Common mistakes that weaken accountability
The most common failure I see is a blurred handoff between HR advice and managerial authority. A manager thinks HR “owns” the problem, while HR thinks the manager still needs to lead the decision. The result is delay and frustration on both sides.
Another mistake is giving specialist teams too much responsibility for routine matters and then wondering why managers never learn. HR should support judgment, not replace it. If every attendance conversation, probation review, or performance issue gets pushed into HR, line management capability never improves.
A third issue is over-centralisation. I understand why organisations do it, especially after a difficult case, but the fix is not always to add another approval layer. Sometimes the answer is better guidance, better training, or a clearer escalation threshold.

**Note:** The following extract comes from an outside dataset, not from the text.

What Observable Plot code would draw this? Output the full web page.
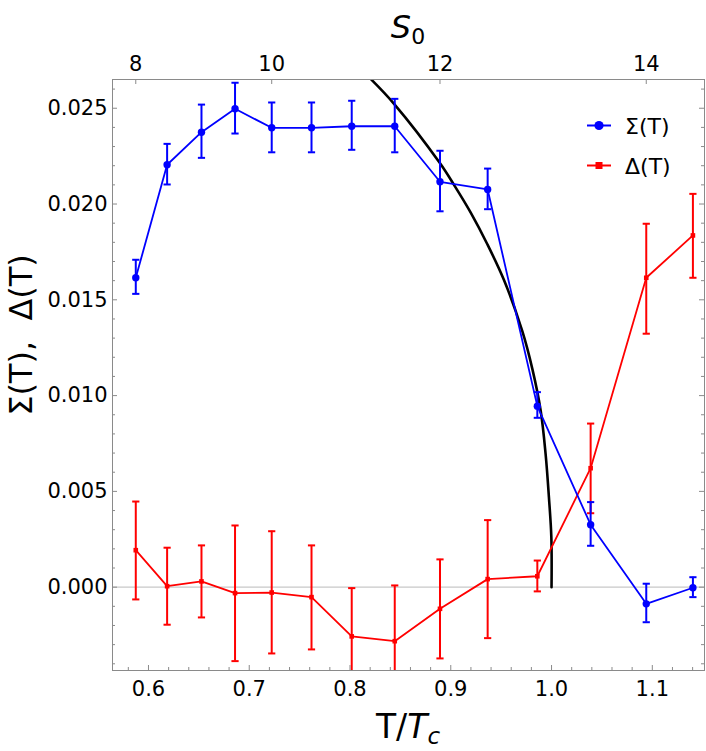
<!DOCTYPE html>
<html><head><meta charset="utf-8">
<script src="https://cdn.jsdelivr.net/npm/d3@7"></script>
<script src="https://cdn.jsdelivr.net/npm/@observablehq/plot@0.6"></script>
<style>body{margin:0;background:#fff} #chart{width:706px;height:751px}</style>
</head><body><div id="chart"></div><script>
// ---- data ----
const s0 = [8, 8.5, 9, 9.5, 10, 10.5, 11, 11.5, 12, 12.5, 13, 13.5, 14, 14.5];
const tOverTc = [0.5874, 0.6185, 0.6526, 0.6859, 0.7223, 0.7618, 0.8017, 0.8444, 0.8893, 0.9366, 0.9859, 1.0388, 1.0940, 1.1403];
const sigma   = [0.01615, 0.02205, 0.02375, 0.02497, 0.02398, 0.02398, 0.02406, 0.02406, 0.02116, 0.02076, 0.00945, 0.00326, -0.00087, -0.00003];
const sigmaHi = [0.01709, 0.02314, 0.02519, 0.02633, 0.02530, 0.02530, 0.02539, 0.02549, 0.02278, 0.02185, 0.01018, 0.00444, 0.00018, 0.00052];
const sigmaLo = [0.01531, 0.02102, 0.02241, 0.02368, 0.02270, 0.02270, 0.02283, 0.02270, 0.01962, 0.01973, 0.00884, 0.00216, -0.00183, -0.00052];
const delta   = [0.00193, 0.00005, 0.00030, -0.00031, -0.00028, -0.00052, -0.00257, -0.00282, -0.00113, 0.00042, 0.00057, 0.00621, 0.01615, 0.01836];
const deltaHi = [0.00447, 0.00206, 0.00218, 0.00322, 0.00292, 0.00218, -0.00005, 0.00009, 0.00145, 0.00350, 0.00139, 0.00854, 0.01897, 0.02053];
const deltaLo = [-0.00064, -0.00196, -0.00158, -0.00386, -0.00346, -0.00325, -0.00510, -0.00570, -0.00372, -0.00266, -0.00022, 0.00386, 0.01323, 0.01615];
// black reference curve
const curveT = [0.8205, 0.8437, 0.8890, 0.9032, 0.9198, 0.9363, 0.9528, 0.9710, 0.9810, 0.9892, 0.9941, 0.9974, 0.9998, 1.0000];
const curveV = [0.02653, 0.02523, 0.02215, 0.02100, 0.01955, 0.01790, 0.01603, 0.01336, 0.01138, 0.00922, 0.00696, 0.00470, 0.00261, 0.00000];
// ticks
const xTicks = [0.6, 0.7, 0.8, 0.9, 1.0, 1.1];
const yTicks = [0, 0.005, 0.010, 0.015, 0.020, 0.025];
const topTickS0 = [8, 10, 12, 14];
const seriesNames = ["Σ(T)", "Δ(T)"];
const seriesColors = ["#0000ff", "#ff0000"];

// ---- build tables ----
const sigData = tOverTc.map((t, i) => ({t, v: sigma[i], hi: sigmaHi[i], lo: sigmaLo[i]}));
const delData = tOverTc.map((t, i) => ({t, v: delta[i], hi: deltaHi[i], lo: deltaLo[i]}));
const curve = curveT.map((t, i) => ({t, v: curveV[i]}));
const topTickT = topTickS0.map(s => tOverTc[s0.indexOf(s)]);
const topLabel = new Map(topTickT.map((t, i) => [t, String(topTickS0[i])]));
const xMinor = d3.range(58, 116, 2).filter(k => k % 10 !== 0).map(k => k / 100);
const yMinor = d3.range(-4, 27).filter(k => k % 5 !== 0).map(k => k / 1000);

const W = 706, H = 751, mt = 79, mb = 81, ml = 112, mr = 2;
const pw = W - ml - mr, ph = H - mt - mb;
const MAJ = 5, MIN = 3;
const gray = "#8a8a8a";
const FONT = "DejaVu Sans, Liberation Sans, sans-serif";

const capSymbol = {draw(ctx, size) { const r = Math.sqrt(size / Math.PI); ctx.moveTo(-r, 0); ctx.lineTo(r, 0); }};

function series(data, color, symbol, r) {
  return [
    Plot.ruleX(data, {x: "t", y1: "lo", y2: "hi", stroke: color, strokeWidth: 2, clip: true}),
    Plot.dot(data, {x: "t", y: "hi", symbol: capSymbol, r: 3.6, stroke: color, strokeWidth: 2, clip: true}),
    Plot.dot(data, {x: "t", y: "lo", symbol: capSymbol, r: 3.6, stroke: color, strokeWidth: 2, clip: true}),
    Plot.line(data, {x: "t", y: "v", stroke: color, strokeWidth: 1.8, clip: true}),
    Plot.dot(data, {x: "t", y: "v", symbol, r, fill: color, stroke: "none", clip: true})
  ];
}

const chart = Plot.plot({
  width: W, height: H,
  marginTop: mt, marginBottom: mb, marginLeft: ml, marginRight: mr,
  style: {fontFamily: FONT, background: "#fff"},
  x: {domain: [0.5643, 1.1518], axis: null},
  y: {domain: [-0.00435, 0.0265], axis: null},
  marks: [
    Plot.ruleY([0], {stroke: "#c8c8c8", strokeWidth: 1.2}),
    Plot.line(curve, {x: "t", y: "v", stroke: "#000", strokeWidth: 2.6, curve: "catmull-rom", clip: true}),
    ...series(delData, seriesColors[1], "square", 2.6),
    ...series(sigData, seriesColors[0], "circle", 3.7),
    Plot.frame({stroke: gray, strokeWidth: 1}),
    // ticks pointing inward on all four sides
    Plot.tickY(yTicks, {y: d => d, stroke: gray, insetRight: pw - MAJ}),
    Plot.tickY(yMinor, {y: d => d, stroke: gray, insetRight: pw - MIN}),
    Plot.tickY(yTicks, {y: d => d, stroke: gray, insetLeft: pw - MAJ}),
    Plot.tickY(yMinor, {y: d => d, stroke: gray, insetLeft: pw - MIN}),
    Plot.tickX(xTicks, {x: d => d, stroke: gray, insetTop: ph - MAJ}),
    Plot.tickX(xMinor, {x: d => d, stroke: gray, insetTop: ph - MIN}),
    Plot.tickX(topTickT, {x: d => d, stroke: gray, insetBottom: ph - MAJ}),
    // tick labels
    Plot.axisY({ticks: yTicks, tickSize: 0, tickPadding: 5, tickFormat: d3.format(".3f"), label: null, fontSize: 21}),
    Plot.axisX({ticks: xTicks, tickSize: 0, tickPadding: 11, tickFormat: d3.format(".1f"), label: null, fontSize: 21}),
    Plot.axisX({anchor: "top", ticks: topTickT, tickSize: 0, tickPadding: 9, tickFormat: d => topLabel.get(d), label: null, fontSize: 21})
  ]
});
document.getElementById("chart").appendChild(chart);

// ---- axis titles and legend ----
const svg = d3.select(chart);
// bottom title T/T_c
const xt = svg.append("text").attr("x", 408).attr("y", 738).attr("text-anchor", "middle")
  .attr("font-family", FONT).attr("font-size", 33).attr("fill", "#000");
xt.append("tspan").text("T/");
xt.append("tspan").attr("font-style", "italic").text("T");
xt.append("tspan").attr("font-style", "italic").attr("font-size", 23).attr("dy", 6).text("c");
// top title S_0
const st = svg.append("text").attr("x", 408).attr("y", 38).attr("text-anchor", "middle")
  .attr("font-family", FONT).attr("font-size", 32).attr("fill", "#000");
st.append("tspan").attr("font-style", "italic").text("S");
st.append("tspan").attr("font-size", 22).attr("dy", 6).text("0");
// left title
svg.append("text").attr("transform", "translate(32,335) rotate(-90)").attr("text-anchor", "middle")
  .attr("font-family", FONT).attr("font-size", 32).attr("fill", "#000")
  .attr("xml:space", "preserve").style("white-space", "pre").text("Σ(T),  Δ(T)");
// legend
const lg = svg.append("g");
[0, 1].forEach(i => {
  const y = 125.5 + i * 40;
  lg.append("line").attr("x1", 587).attr("x2", 611).attr("y1", y).attr("y2", y)
    .attr("stroke", seriesColors[i]).attr("stroke-width", 2);
  if (i === 0) lg.append("circle").attr("cx", 599).attr("cy", y).attr("r", 4.6).attr("fill", seriesColors[i]);
  else lg.append("rect").attr("x", 595.5).attr("y", y - 3.5).attr("width", 7).attr("height", 7).attr("fill", seriesColors[i]);
  lg.append("text").attr("x", 625).attr("y", y + 8).attr("text-anchor", "start").attr("font-family", FONT).attr("font-size", 22)
    .attr("fill", "#000").text(seriesNames[i]);
});
</script></body></html>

There is also a more subtle problem: people mix service delivery and decision rights in the same role. An HR business partner may advise on the best path forward, but if they also own the final approval, managers can stop trusting the advice because it feels like a hidden control point. Clean roles build cleaner conversations.
When those mistakes show up, the structure usually needs redesign, not just more reminders. That is where a practical build process helps.
How to build a cleaner structure without overengineering it
I would start with the minimum structure needed to answer real work questions, not the maximum structure that looks neat in a presentation. The goal is clarity, not complexity.
- Define the top-level owner of the HR function and the decisions that only they can approve.
- Split policy ownership from case handling so people know who writes the rule and who applies it.
- Set service tiers for routine questions, standard cases, and complex escalations.
- Map the most common scenarios, such as absence, recruitment, performance, discipline, and restructuring.
- Document who can advise, who can approve exceptions, and who must sign off high-risk decisions.
- Train line managers so they know when to act, when to consult, and when to escalate.
- Review the structure after any major reorganisation, system change, or rise in case volume.
When I work through this kind of design, I always check spans of control as well. If one manager is supervising too many people, the reporting line may exist on paper but fail in practice. The same is true if a specialist team is too small to handle the case volume it owns. A hierarchy is only as strong as the people capacity behind it.
For UK public-sector teams, there is one more useful discipline: make the structure visible. A short internal guide, a service map, or a simple chart that shows who owns what will save far more time than repeated explanations in meetings. The simpler the route, the less likely staff are to bypass it.
The test I use before I call an HR structure fit for purpose
Before I would trust an HR hierarchy, I want to be able to answer four questions without guessing: can a manager see the right contact in under a minute, can an employee tell where their issue should go, can a high-risk case be escalated without shortcuts, and can the organisation explain why a decision was made if it is challenged later?
- If the answer is yes, the structure is probably doing real work.
- If the answer is no, the problem is usually not effort, but design.
- If the organisation is small, one person may hold several hats, but the hat they are wearing must be obvious.
- If the organisation is large, the reporting line must be explicit enough to survive pressure, change, and scrutiny.
That is the real value of a good HR hierarchy. It reduces confusion, protects fairness, and gives leaders a way to act quickly without cutting corners. When the reporting line is clear, the function becomes easier to trust, and that is what makes it effective in the long run.